O Conselho de Controle de Atividades Financeiras (Coaf) identificou um rastro de movimentações milionárias, repasses suspeitos e saques fracionados que reforçam a ligação direta entre empresários de Brasília e duas associações que lucraram R$ 263 milhões por meio de descontos aplicados sobre aposentadorias do INSS. As entidades, registradas formalmente em nome de aposentados, eram, segundo os indícios, controladas de fato por empresários do setor de seguros e clubes de benefícios.
As descobertas aprofundam o escândalo revelado pela série Farra do INSS, publicada pelo Metrópoles, que expôs um sistema de exploração de aposentados de baixa renda em diferentes regiões do país. As associações miravam especialmente moradores das periferias de Brasília, São Paulo e Belo Horizonte — um público vulnerável e com baixa capacidade de contestar cobranças indevidas.
Segundo os relatórios do Coaf, os empresários Gutemberg Tito e Zacarias Canuto Sobrinho — já citados na série investigativa — surgem novamente como personagens centrais no esquema. Eles controlam a empresa Thinking Blue, fornecedora de serviços oferecidos a aposentados vinculados à União Brasileira de Aposentados da Previdência (Unibap) e à Associação de Amparo aos Aposentados e Pensionistas do Brasil, atualmente chamada Ampaben, mas que, durante o auge do esquema, operava sob o nome Abenprev.
A Unibap faturou R$ 183 milhões em descontos aplicados diretamente no benefício dos aposentados. A Abenprev/Ampaben arrecadou outros R$ 80 milhões. Grande parte desse montante, segundo o Coaf, não permaneceu nas entidades — foi redirecionada para empresas ligadas à dupla.
A Thinking Blue recebeu R$ 1,8 milhão provenientes das associações. Outra empresa, também ligada aos empresários, foi beneficiada com R$ 11 milhões apenas da Abenprev. Em um dos casos mais reveladores, uma única transferência de R$ 290 mil foi enviada diretamente para a conta de Zacarias logo após repasses das entidades.
As movimentações chamaram atenção do órgão de controle não só pelos valores elevados, mas também pelo padrão identificado: saques fracionados, transferências sucessivas entre empresas do mesmo grupo e movimentações incompatíveis com o porte financeiro de associações que supostamente deveriam existir para benefício de aposentados carentes.
Gutemberg Tito, segundo o relatório, aparece realizando saques fracionados de valores expressivos “na boca do caixa” — uma prática típica de quem busca evitar alertas automáticos do sistema bancário.
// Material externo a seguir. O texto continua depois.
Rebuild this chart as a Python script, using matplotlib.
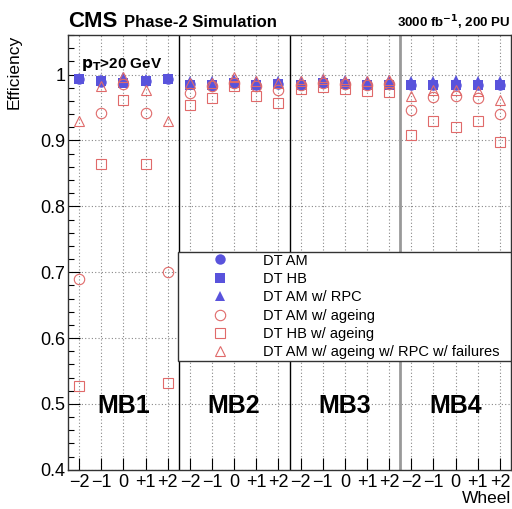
import matplotlib.pyplot as plt
import numpy as np

plt.rcParams['font.family'] = ['Liberation Sans', 'DejaVu Sans']

stations = ['MB1', 'MB2', 'MB3', 'MB4']
wheels = ['\u22122', '\u22121', '0', '+1', '+2']

# efficiency per station (MB1..MB4), wheels -2..+2
dt_am = [0.993, 0.989, 0.989, 0.991, 0.994,
         0.986, 0.983, 0.988, 0.985, 0.986,
         0.985, 0.987, 0.986, 0.985, 0.986,
         0.985, 0.985, 0.985, 0.985, 0.984]
dt_hb = [0.993, 0.990, 0.988, 0.990, 0.994,
         0.985, 0.984, 0.987, 0.985, 0.986,
         0.985, 0.987, 0.986, 0.985, 0.985,
         0.985, 0.985, 0.985, 0.985, 0.984]
dt_am_rpc = [0.995, 0.993, 0.996, 0.994, 0.995,
             0.990, 0.991, 0.994, 0.990, 0.990,
             0.990, 0.993, 0.992, 0.991, 0.992,
             0.991, 0.991, 0.992, 0.991, 0.990]
dt_am_age = [0.689, 0.942, 0.986, 0.942, 0.700,
             0.972, 0.982, 0.987, 0.983, 0.977,
             0.985, 0.988, 0.986, 0.985, 0.986,
             0.947, 0.966, 0.967, 0.965, 0.940]
dt_hb_age = [0.527, 0.864, 0.962, 0.864, 0.532,
             0.954, 0.964, 0.983, 0.967, 0.957,
             0.978, 0.981, 0.978, 0.975, 0.973,
             0.908, 0.929, 0.920, 0.930, 0.897]
dt_am_age_rpc = [0.930, 0.982, 0.996, 0.976, 0.929,
                 0.988, 0.987, 0.996, 0.991, 0.987,
                 0.991, 0.993, 0.991, 0.991, 0.992,
                 0.968, 0.976, 0.977, 0.975, 0.961]

blue = '#5953dc'
red = '#e06a6a'

nbins = len(stations) * len(wheels)
x = np.arange(nbins) + 0.5

fig = plt.figure(figsize=(5.12, 5.09), dpi=100)
ax = fig.add_axes([0.133, 0.077, 0.865, 0.854])

# grid
for xc in x:
    ax.axvline(xc, color='#888888', lw=0.8, ls=(0, (1, 2)), zorder=1)
for yc in np.arange(0.4, 1.01, 0.1):
    ax.axhline(yc, color='#888888', lw=0.8, ls=(0, (1, 2)), zorder=1)

ms = 7.5
ax.plot(x, dt_am, 'o', color=blue, ms=ms, mew=0, ls='none', label='DT AM', zorder=3)
ax.plot(x, dt_hb, 's', color=blue, ms=ms, mew=0, ls='none', label='DT HB', zorder=3)
ax.plot(x, dt_am_rpc, '^', color=blue, ms=ms, mew=0, ls='none',
        label='DT AM w/ RPC', zorder=3)
ax.plot(x, dt_am_age, 'o', color=red, mfc='none', mec=red, ms=ms, mew=0.8,
        ls='none', label='DT AM w/ ageing', zorder=4)
ax.plot(x, dt_hb_age, 's', color=red, mfc='none', mec=red, ms=ms, mew=0.8,
        ls='none', label='DT HB w/ ageing', zorder=4)
ax.plot(x, dt_am_age_rpc, '^', color=red, mfc='none', mec=red, ms=ms, mew=0.8,
        ls='none', label='DT AM w/ ageing w/ RPC w/ failures', zorder=4)

# station separators
for i in range(1, len(stations)):
    if i == 3:
        ax.axvline(i * 5, color='#999999', lw=2, zorder=2)
    else:
        ax.axvline(i * 5, color='black', lw=1, zorder=2)

for i, st in enumerate(stations):
    ax.text(i * 5 + 2.5, 0.487, st, ha='center', va='baseline',
            fontsize=18, fontweight='bold', zorder=5)

ax.set_xlim(0, nbins)
ax.set_ylim(0.4, 1.06)
ax.set_xticks(x)
ax.set_xticklabels(wheels * len(stations), fontsize=13)
ax.set_yticks(np.arange(0.4, 1.01, 0.1))
ax.set_yticklabels(['0.4', '0.5', '0.6', '0.7', '0.8', '0.9', '1'], fontsize=13)
ax.set_yticks(np.arange(0.4, 1.061, 0.02), minor=True)
ax.tick_params(axis='both', which='major', direction='in', length=8.5, width=0.8, pad=2)
ax.tick_params(axis='y', which='minor', direction='in', length=4.3, width=0.8)
ax.tick_params(axis='x', which='major', pad=3)
for sp in ax.spines.values():
    sp.set_linewidth(1)
    sp.set_color('#333333')

ax.set_ylabel('Efficiency', loc='top', fontsize=12.5)
ax.yaxis.set_label_coords(-0.104, 1.0)
ax.set_xlabel('Wheel', loc='right', fontsize=12.5, labelpad=0)

leg = ax.legend(loc='lower left', bbox_to_anchor=(0.249, 0.2506, 0.751, 0.2506),
                mode='expand', fancybox=False, framealpha=1, edgecolor='#333333',
                fontsize=10.5, borderaxespad=0, borderpad=0.1, handlelength=5.55,
                handletextpad=0.15, labelspacing=0.3, numpoints=1)
leg.get_frame().set_linewidth(1)
leg.set_zorder(6)

fig.text(0.133, 0.947, 'CMS', fontsize=16, fontweight='bold', va='baseline')
fig.text(0.243, 0.947, 'Phase-2 Simulation', fontsize=12, fontweight='bold', va='baseline')
fig.text(0.996, 0.947, '3000 fb$^{\\mathbf{-1}}$, 200 PU', fontsize=9.5,
         fontweight='bold', ha='right', va='baseline')
ax.text(0.03, 0.925, '$\\mathbf{p_{T}}$>20 GeV', transform=ax.transAxes,
        fontsize=11, fontweight='bold', va='baseline', zorder=5)

fig.savefig('out.png', dpi=100)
Embora legalmente registradas em nome de aposentados, as associações funcionavam como uma engrenagem de arrecadação contínua. O modelo consistia em filiar aposentados mediante promessas de serviços baratos — jurídico, de saúde ou de benefícios — e depois aplicar descontos mensais diretamente no benefício previdenciário.
Na prática, porém, grande parte da receita era desviada para empresas privadas controladas por Tito e Zacarias, mostrando um arranjo que, de acordo com investigações, tinha como objetivo central o enriquecimento dos empresários, e não o apoio às famílias de baixa renda que arcavam com os descontos.
Os empresários citados também enfrentam processos e questionamentos judiciais relacionados a descontos indevidos em débitos automáticos feitos via bancos, envolvendo empresas de seguros e clubes de benefícios que operavam com práticas semelhantes às das associações agora sob escrutínio.
Com o novo material do Coaf, autoridades federais avaliam aprofundar o cerco contra as entidades, seus controladores de fato e o fluxo financeiro que sustenta o esquema. A expectativa é que as informações reforcem investigações administrativas e penais em curso.
Enquanto isso, milhares de aposentados que tiveram parte da renda comprometida seguem buscando, na Justiça, a reparação por cobranças que jamais autorizaram — ou sequer sabiam que existiam.